Cuando un gobierno sólo cumple con el requisito del voto, pero viola todos los demás componentes democráticos, se convierte en un gobierno con un único elemento de legitimidad, desligándose de todos los demás, como los derechos, la soberanía o la igualdad. Legítimo en su origen, se des-democratiza a lo largo de su desarrollo. Además, esta deslegitimación social genera disconformidad y las consiguientes protestas, lo que activa y enardece el aparato represivo, con lo que se amenaza el pleno y libre ejercicio de los derechos y garantías constitucionales. Se trata de una suerte de círculo vicioso que deteriora la calidad institucional: los poderes instituidos durante la fase procedimental de la democracia incurren en el incumplimiento del mandato recibido.

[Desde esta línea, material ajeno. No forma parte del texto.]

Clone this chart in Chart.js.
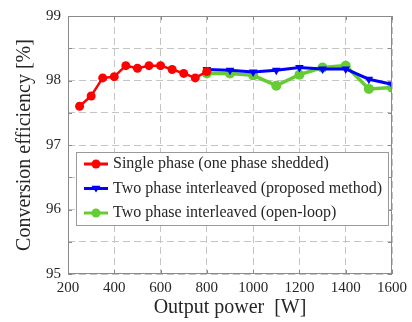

Es así que, cuando se obturan los canales institucionales tanto en el campo económico, el campo laboral, como en el de los derechos civiles, los sectores más perjudicados llegan a un punto de inflexión en cuanto a su hartazgo, y no les queda otra posibilidad que salir a la calle, movilizarse y re-ocupar el espacio público, que es, finalmente, el lugar que alumbró a la democracia. Lejos de amenazar a las instituciones democráticas, la movilización popular, la ocupación de las calles y las plazas públicas re-sitúan a la democracia en el territorio que le diera origen, en su institución más genuina: el foro, la asamblea. Se trata de la democracia activa, protagónica, frente a la democracia fósil, insincera, simulada. Lejos de desestabilizar, el pueblo la reencauza, la re-democratiza.

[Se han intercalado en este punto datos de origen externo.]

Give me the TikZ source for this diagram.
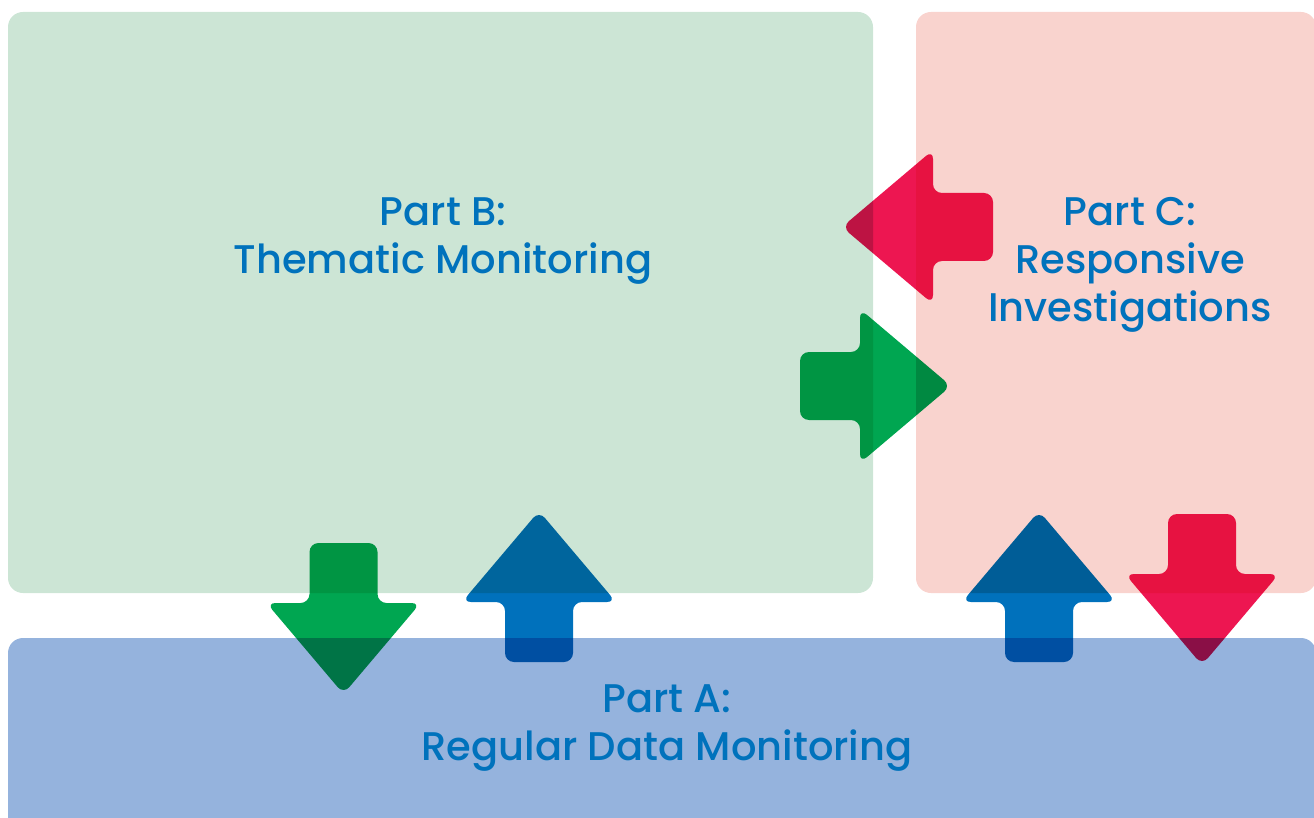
\documentclass[tikz,border=0pt]{standalone}
\usepackage{fontspec}
\setmainfont{Poppins}[UprightFont=* Medium]
\usepackage{tikz}

\definecolor{boxgreen}{RGB}{204,229,213}
\definecolor{boxpink}{RGB}{249,211,206}
\definecolor{boxblue}{RGB}{149,179,221}
\definecolor{arrgreen}{RGB}{0,166,81}
\definecolor{arrblue}{RGB}{0,113,188}
\definecolor{arrred}{RGB}{237,22,81}
\definecolor{txtblue}{RGB}{0,114,188}

\tikzset{
  partbox/.style={rounded corners=15pt},
  parttext/.style={text=txtblue, align=center, font=\fontsize{40}{48}\selectfont},
  bigarrow/.pic={
    \fill[rounded corners=9pt, blend mode=multiply, #1]
      (0,-34) -- (60,-34) -- (60,-77) -- (151,0) -- (60,77) -- (60,34) -- (0,34) -- cycle;
  },
}

\begin{document}
\begin{tikzpicture}[x=1pt, y=-1pt]
			\useasboundingbox (0,0) rectangle (1314,818);
			\clip (0,0) rectangle (1314,818);
			% the three parts
			\fill[partbox, boxgreen] (8,12) rectangle (873,593);
			\fill[partbox, boxpink] (916,12) rectangle (1316,593);
			\fill[partbox, boxblue] (8,638) rectangle (1316,850);
			\node[parttext] (partB) at (443,241) {Part B:\\Thematic Monitoring};
			\node[parttext] (partC) at (1130,265) {Part C:\\Responsive\\Investigations};
			\node[parttext] (partA) at (667,728) {Part A:\\Regular Data Monitoring};
			% arrows between the parts
			\pic[rotate=180] at (993,227) {bigarrow=arrred};
			\pic at (800,386) {bigarrow=arrgreen};
			\pic[rotate=-90] at (343.5,543) {bigarrow=arrgreen};
			\pic[rotate=90] at (539,662) {bigarrow=arrblue};
			\pic[rotate=90] at (1039,662) {bigarrow=arrblue};
			\pic[rotate=-90] at (1202,514) {bigarrow=arrred};
		\end{tikzpicture}
\end{document}
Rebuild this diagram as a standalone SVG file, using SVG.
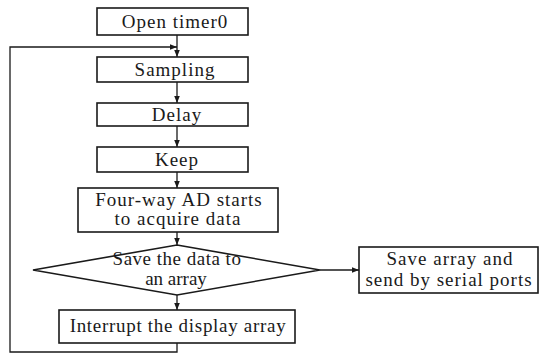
<svg xmlns="http://www.w3.org/2000/svg" width="539" height="354" viewBox="0 0 539 354">
<defs>
<marker id="ah" viewBox="0 0 10 10" refX="10" refY="5" markerWidth="7" markerHeight="7" markerUnits="userSpaceOnUse" orient="auto">
<path d="M0,1 L10,5 L0,9 Z" fill="#1a1a1a"/>
</marker>
</defs>
<style>
.box{fill:#fff;stroke:#1a1a1a;stroke-width:1.6}
.t{font-size:19px;fill:#1a1a1a;text-anchor:middle;letter-spacing:1px}
.c{fill:none;stroke:#1a1a1a;stroke-width:1.3}
</style>
<rect width="539" height="354" fill="#fff"/>
<g id="connectors">
<line class="c" x1="177" y1="35" x2="177" y2="57" marker-end="url(#ah)"/>
<polyline class="c" points="177,343 177,352 10,352 10,47 177,47" marker-end="url(#ah)"/>
<line class="c" x1="177" y1="82" x2="177" y2="103" marker-end="url(#ah)"/>
<line class="c" x1="177" y1="126" x2="177" y2="147" marker-end="url(#ah)"/>
<line class="c" x1="177" y1="172" x2="177" y2="188" marker-end="url(#ah)"/>
<line class="c" x1="177" y1="232" x2="177" y2="245" marker-end="url(#ah)"/>
<line class="c" x1="177" y1="295" x2="177" y2="310" marker-end="url(#ah)"/>
<line class="c" x1="320" y1="270" x2="359" y2="270" marker-end="url(#ah)"/>
</g>
<g font-family="'Liberation Serif', 'DejaVu Serif', serif">
<g id="open"><rect class="box" x="97" y="8" width="151" height="27"/><text class="t" x="175" y="28">Open timer0</text></g>
<g id="sampling"><rect class="box" x="97" y="57" width="151" height="25"/><text class="t" x="175" y="76">Sampling</text></g>
<g id="delay"><rect class="box" x="97" y="103" width="151" height="23"/><text class="t" x="177" y="121">Delay</text></g>
<g id="keep"><rect class="box" x="97" y="147" width="151" height="25"/><text class="t" x="177" y="166">Keep</text></g>
<g id="fourway"><rect class="box" x="78" y="188" width="200" height="44"/><text class="t" x="179" y="206">Four-way AD starts</text><text class="t" x="178" y="225">to acquire data</text></g>
<g id="save"><polygon class="box" points="177,245 320,270 177,295 33,270"/><text class="t" x="177" y="265" style="letter-spacing:0.5px">Save the data to</text><text class="t" x="176" y="285" style="letter-spacing:0">an array</text></g>
<g id="interrupt"><rect class="box" x="59" y="310" width="236" height="33"/><text class="t" x="178" y="332" style="letter-spacing:0.7px">Interrupt the display array</text></g>
<g id="send"><rect class="box" x="359" y="247" width="179" height="46"/><text class="t" x="450" y="265">Save array and</text><text class="t" x="449" y="286">send by serial ports</text></g>
</g>
</svg>
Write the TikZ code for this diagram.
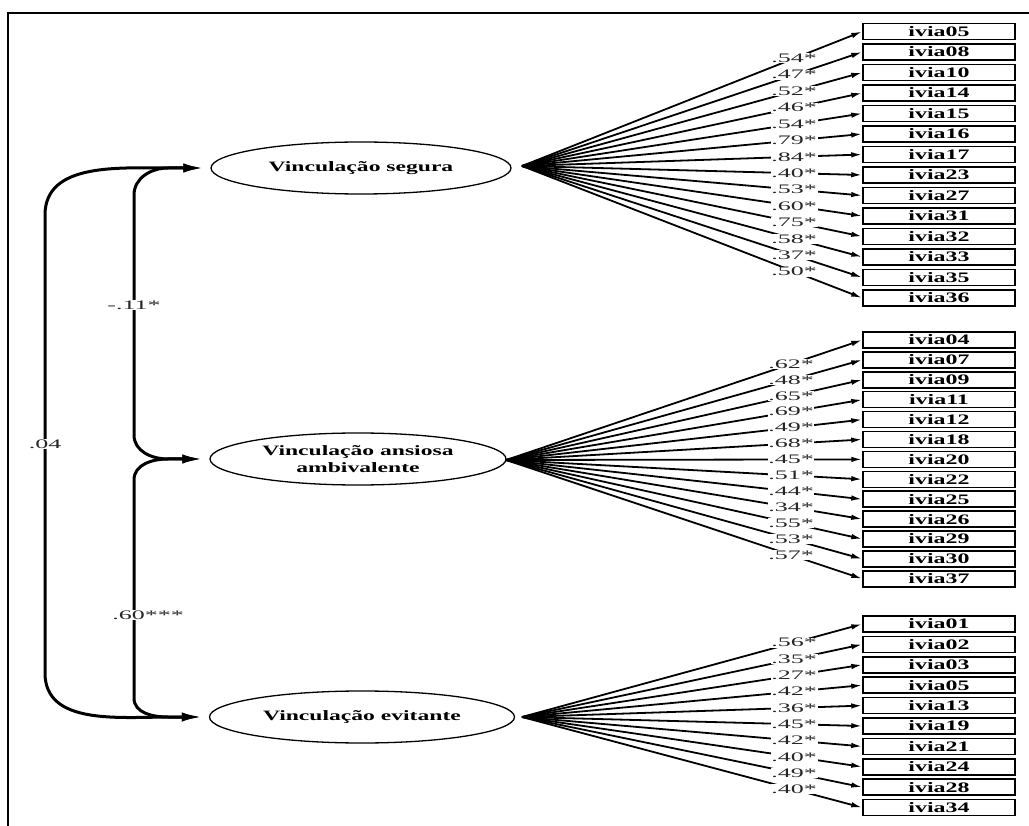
\documentclass[tikz,border=0pt]{standalone}
\usepackage{fontspec}
\setmainfont{Liberation Serif}
\newfontfamily\itemfont{Liberation Serif}[FakeStretch=1.65]
\newfontfamily\coeffont{Liberation Serif}[FakeStretch=2.0]
\usetikzlibrary{arrows.meta,shapes.geometric}

\tikzset{
  latent/.style={draw, ellipse, line width=1.3pt, minimum width=300pt, minimum height=52pt,
    inner sep=0pt, align=center, font=\itemfont\bfseries\fontsize{14.3}{17}\selectfont},
  item/.style={draw, line width=1.5pt, minimum width=152pt, minimum height=16pt, inner sep=0pt,
    font=\itemfont\bfseries\fontsize{14.5}{16}\selectfont},
  load/.style={line width=1.8pt, -{Latex[length=11pt,width=5.5pt]}},
  cov/.style={line width=3pt, {Latex[length=20pt,width=9pt]}-{Latex[length=20pt,width=9pt]}},
  coef/.style={fill=white, inner sep=0.6pt, text=black!85, font=\coeffont\fontsize{13}{14}\selectfont},
}

\begin{document}
\begin{tikzpicture}[x=1pt,y=-1pt]
\useasboundingbox (0,0) rectangle (1029,826);
\draw[line width=2pt] (1029,13) -- (8,13) -- (8,826);

% latent factors
\node[latent] (seg) at (361,168) {Vinculação segura};
\node[latent, minimum width=296pt] (amb) at (358,459) {Vinculação ansiosa\\ambivalente};
\node[latent, minimum width=305pt] (evi) at (362,717) {Vinculação evitante};

\coordinate (segfan) at (522,166);
\coordinate (ambfan) at (506,460);
\coordinate (evifan) at (522,717);

% items of each factor
\foreach \nm/\val [count=\i from 0] in {05/.54,08/.47,10/.52,14/.46,15/.54,16/.79,17/.84,
    23/.40,27/.53,31/.60,32/.75,33/.58,35/.37,36/.50} {
  \node[item] (s\i) at (939,31.5+20.5*\i) {ivia\nm};
  \draw[load] (segfan) -- node[coef, pos=0.8] {\val*} (s\i.west);
}
\foreach \nm/\val [count=\i from 0] in {04/.62,07/.48,09/.65,11/.69,12/.49,18/.68,20/.45,
    22/.51,25/.44,26/.34,29/.55,30/.53,37/.57} {
  \node[item] (a\i) at (939,340+19.9*\i) {ivia\nm};
  \draw[load] (ambfan) -- node[coef, pos=0.8] {\val*} (a\i.west);
}
\foreach \nm/\val [count=\i from 0] in {01/.56,02/.35,03/.27,05/.42,13/.36,19/.45,21/.42,
    24/.40,28/.49,34/.40} {
  \node[item] (e\i) at (939,624+20.4*\i) {ivia\nm};
  \draw[load] (evifan) -- node[coef, pos=0.8] {\val*} (e\i.west);
}

% correlations
\draw[cov] ([xshift=-7pt]seg.west) -- (172,168) to[out=180,in=90] (45,215)
  -- node[coef] {.04} (45,673) to[out=-90,in=180] (172,717) -- ([xshift=-7pt]evi.west);
\draw[cov] ([xshift=-7pt]seg.west) -- (168,168) to[out=180,in=90] (134,195)
  -- node[coef, pos=0.46] {-.11*} (134,435) to[out=-90,in=180] (168,459) -- ([xshift=-7pt]amb.west);
\draw[cov] ([xshift=-7pt]amb.west) -- (168,459) to[out=180,in=90] (134,480)
  -- (134,698) to[out=-90,in=180] (168,717) -- ([xshift=-7pt]evi.west);
\node[coef] (r60) at (148,615) {.60***};
\end{tikzpicture}
\end{document}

La calle, la asamblea pública fue la primera sede de la democracia. Y, clausurados los canales formales más tradicionales para ejercerla, vuelve a ser su sede más auténtica, hasta tanto las nuevas autoridades, como la noción más profunda de la democracia lo indica, cumplan con la voluntad popular a través de sus decisiones políticas.
Buenos Aires, 27 de Enero de 2018
*Ex diputado FpV, secretario general del Partido SI.